Data segment:
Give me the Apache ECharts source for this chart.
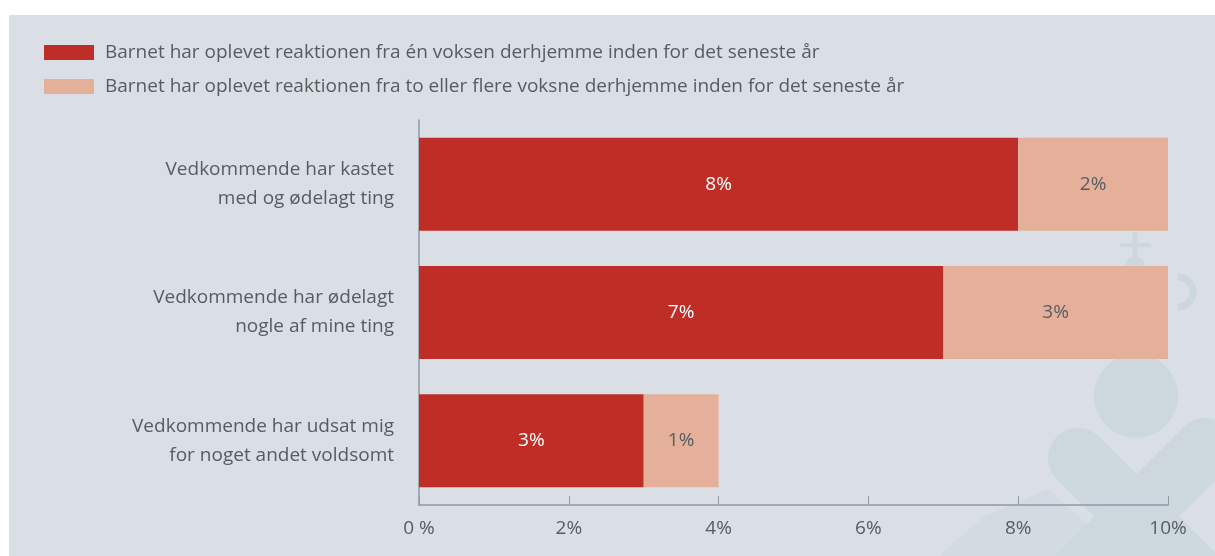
<!DOCTYPE html>
<html>
<head>
<meta charset="utf-8">
<script src="https://cdn.jsdelivr.net/npm/echarts@6/dist/echarts.min.js"></script>
<style>
  html, body { margin: 0; padding: 0; background: #fff; }
  #chart { width: 1215px; height: 556px; }
</style>
</head>
<body>
<div id="chart"></div>
<script>
// data
const categories = [
  'Vedkommende har kastet\nmed og ødelagt ting',
  'Vedkommende har ødelagt\nnogle af mine ting',
  'Vedkommende har udsat mig\nfor noget andet voldsomt'
]
const seriesNames = [
  'Barnet har oplevet reaktionen fra én voksen derhjemme inden for det seneste år',
  'Barnet har oplevet reaktionen fra to eller flere voksne derhjemme inden for det seneste år'
]
const oneAdult = [8, 7, 3]
const twoOrMore = [2, 3, 1]
const xTicks = [0, 2, 4, 6, 8, 10]
const xTickLabels = ['0 %', '2%', '4%', '6%', '8%', '10%']

const textColor = '#575c61'
const axisColor = '#8e9aa5'
const fontFamily = '"Open Sans", sans-serif'
const markColor = '#cdd7de'

const chart = echarts.init(document.getElementById('chart'))

chart.setOption({
  backgroundColor: '#ffffff',
  textStyle: { fontFamily: fontFamily },
  graphic: [
    // panel background
    { type: 'rect', z: -10, shape: { x: 9, y: 15, width: 1206, height: 541 }, style: { fill: '#d9dfe5' } },
    // faint watermark
    { type: 'polygon', z: -9, shape: { points: [[938, 556], [985, 516], [1048, 489], [1092, 528], [1118, 556]] }, style: { fill: '#d3dbe2' } },
    { type: 'circle', z: -8, shape: { cx: 1136, cy: 396, r: 42 }, style: { fill: markColor } },
    { type: 'line', z: -8, shape: { x1: 1078, y1: 458, x2: 1190, y2: 570 }, style: { stroke: markColor, lineWidth: 60, lineCap: 'round' } },
    { type: 'line', z: -8, shape: { x1: 1205, y1: 448, x2: 1080, y2: 573 }, style: { stroke: markColor, lineWidth: 60, lineCap: 'round' } },
    { type: 'line', z: -8, shape: { x1: 1135, y1: 232, x2: 1135, y2: 262 }, style: { stroke: markColor, lineWidth: 5 } },
    { type: 'line', z: -8, shape: { x1: 1122, y1: 245, x2: 1149, y2: 245 }, style: { stroke: markColor, lineWidth: 4, lineCap: 'round' } },
    { type: 'circle', z: -8, shape: { cx: 1135, cy: 266, r: 10 }, style: { fill: markColor } },
    { type: 'arc', z: -8, shape: { cx: 1178, cy: 292, r: 15, startAngle: -Math.PI / 2, endAngle: Math.PI / 2 }, style: { stroke: markColor, lineWidth: 7, fill: null } }
  ],
  legend: {
    orient: 'vertical',
    left: 39,
    top: 38,
    itemWidth: 50,
    itemHeight: 15,
    itemGap: 15,
    icon: 'rect',
    textStyle: { fontSize: 19, color: textColor, fontFamily: fontFamily, padding: [0, 0, 0, 6] },
    data: seriesNames
  },
  grid: {
    left: 419,
    right: 47,
    top: 120,
    bottom: 51,
    containLabel: false
  },
  xAxis: {
    type: 'value',
    min: 0,
    max: 10,
    interval: 2,
    axisLine: { show: true, lineStyle: { color: axisColor, width: 1.5 } },
    axisTick: { show: true, inside: true, length: 9, lineStyle: { color: axisColor, width: 1 } },
    splitLine: { show: false },
    axisLabel: {
      fontSize: 19,
      color: textColor,
      margin: 14,
      formatter: function (v) {
        const i = xTicks.indexOf(v)
        return i >= 0 ? xTickLabels[i] : ''
      }
    }
  },
  yAxis: {
    type: 'category',
    inverse: true,
    data: categories,
    axisLine: { show: true, lineStyle: { color: axisColor, width: 1.5 } },
    axisTick: { show: false },
    axisLabel: {
      fontSize: 19,
      color: textColor,
      margin: 25,
      lineHeight: 29,
      align: 'right'
    }
  },
  series: [
    {
      name: seriesNames[0],
      type: 'bar',
      stack: 'total',
      barWidth: 93,
      data: oneAdult,
      itemStyle: { color: '#be2e26' },
      label: {
        show: true,
        position: 'inside',
        color: '#ffffff',
        fontSize: 19,
        formatter: '{c}%'
      }
    },
    {
      name: seriesNames[1],
      type: 'bar',
      stack: 'total',
      barWidth: 93,
      data: twoOrMore,
      itemStyle: { color: '#e4b09a' },
      label: {
        show: true,
        position: 'inside',
        color: textColor,
        fontSize: 19,
        formatter: '{c}%'
      }
    }
  ]
})
</script>
</body>
</html>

To be done: Copy out all of the material exactly as written, without its pictures.

Reply:
Give me the Apache ECharts source for this chart.
<!DOCTYPE html>
<html>
<head>
<meta charset="utf-8">
<script src="https://cdn.jsdelivr.net/npm/echarts@6/dist/echarts.min.js"></script>
<style>
  html, body { margin: 0; padding: 0; background: #fff; }
  #chart { width: 1215px; height: 556px; }
</style>
</head>
<body>
<div id="chart"></div>
<script>
// data
const categories = [
  'Vedkommende har kastet\nmed og ødelagt ting',
  'Vedkommende har ødelagt\nnogle af mine ting',
  'Vedkommende har udsat mig\nfor noget andet voldsomt'
]
const seriesNames = [
  'Barnet har oplevet reaktionen fra én voksen derhjemme inden for det seneste år',
  'Barnet har oplevet reaktionen fra to eller flere voksne derhjemme inden for det seneste år'
]
const oneAdult = [8, 7, 3]
const twoOrMore = [2, 3, 1]
const xTicks = [0, 2, 4, 6, 8, 10]
const xTickLabels = ['0 %', '2%', '4%', '6%', '8%', '10%']

const textColor = '#575c61'
const axisColor = '#8e9aa5'
const fontFamily = '"Open Sans", sans-serif'
const markColor = '#cdd7de'

const chart = echarts.init(document.getElementById('chart'))

chart.setOption({
  backgroundColor: '#ffffff',
  textStyle: { fontFamily: fontFamily },
  graphic: [
    // panel background
    { type: 'rect', z: -10, shape: { x: 9, y: 15, width: 1206, height: 541 }, style: { fill: '#d9dfe5' } },
    // faint watermark
    { type: 'polygon', z: -9, shape: { points: [[938, 556], [985, 516], [1048, 489], [1092, 528], [1118, 556]] }, style: { fill: '#d3dbe2' } },
    { type: 'circle', z: -8, shape: { cx: 1136, cy: 396, r: 42 }, style: { fill: markColor } },
    { type: 'line', z: -8, shape: { x1: 1078, y1: 458, x2: 1190, y2: 570 }, style: { stroke: markColor, lineWidth: 60, lineCap: 'round' } },
    { type: 'line', z: -8, shape: { x1: 1205, y1: 448, x2: 1080, y2: 573 }, style: { stroke: markColor, lineWidth: 60, lineCap: 'round' } },
    { type: 'line', z: -8, shape: { x1: 1135, y1: 232, x2: 1135, y2: 262 }, style: { stroke: markColor, lineWidth: 5 } },
    { type: 'line', z: -8, shape: { x1: 1122, y1: 245, x2: 1149, y2: 245 }, style: { stroke: markColor, lineWidth: 4, lineCap: 'round' } },
    { type: 'circle', z: -8, shape: { cx: 1135, cy: 266, r: 10 }, style: { fill: markColor } },
    { type: 'arc', z: -8, shape: { cx: 1178, cy: 292, r: 15, startAngle: -Math.PI / 2, endAngle: Math.PI / 2 }, style: { stroke: markColor, lineWidth: 7, fill: null } }
  ],
  legend: {
    orient: 'vertical',
    left: 39,
    top: 38,
    itemWidth: 50,
    itemHeight: 15,
    itemGap: 15,
    icon: 'rect',
    textStyle: { fontSize: 19, color: textColor, fontFamily: fontFamily, padding: [0, 0, 0, 6] },
    data: seriesNames
  },
  grid: {
    left: 419,
    right: 47,
    top: 120,
    bottom: 51,
    containLabel: false
  },
  xAxis: {
    type: 'value',
    min: 0,
    max: 10,
    interval: 2,
    axisLine: { show: true, lineStyle: { color: axisColor, width: 1.5 } },
    axisTick: { show: true, inside: true, length: 9, lineStyle: { color: axisColor, width: 1 } },
    splitLine: { show: false },
    axisLabel: {
      fontSize: 19,
      color: textColor,
      margin: 14,
      formatter: function (v) {
        const i = xTicks.indexOf(v)
        return i >= 0 ? xTickLabels[i] : ''
      }
    }
  },
  yAxis: {
    type: 'category',
    inverse: true,
    data: categories,
    axisLine: { show: true, lineStyle: { color: axisColor, width: 1.5 } },
    axisTick: { show: false },
    axisLabel: {
      fontSize: 19,
      color: textColor,
      margin: 25,
      lineHeight: 29,
      align: 'right'
    }
  },
  series: [
    {
      name: seriesNames[0],
      type: 'bar',
      stack: 'total',
      barWidth: 93,
      data: oneAdult,
      itemStyle: { color: '#be2e26' },
      label: {
        show: true,
        position: 'inside',
        color: '#ffffff',
        fontSize: 19,
        formatter: '{c}%'
      }
    },
    {
      name: seriesNames[1],
      type: 'bar',
      stack: 'total',
      barWidth: 93,
      data: twoOrMore,
      itemStyle: { color: '#e4b09a' },
      label: {
        show: true,
        position: 'inside',
        color: textColor,
        fontSize: 19,
        formatter: '{c}%'
      }
    }
  ]
})
</script>
</body>
</html>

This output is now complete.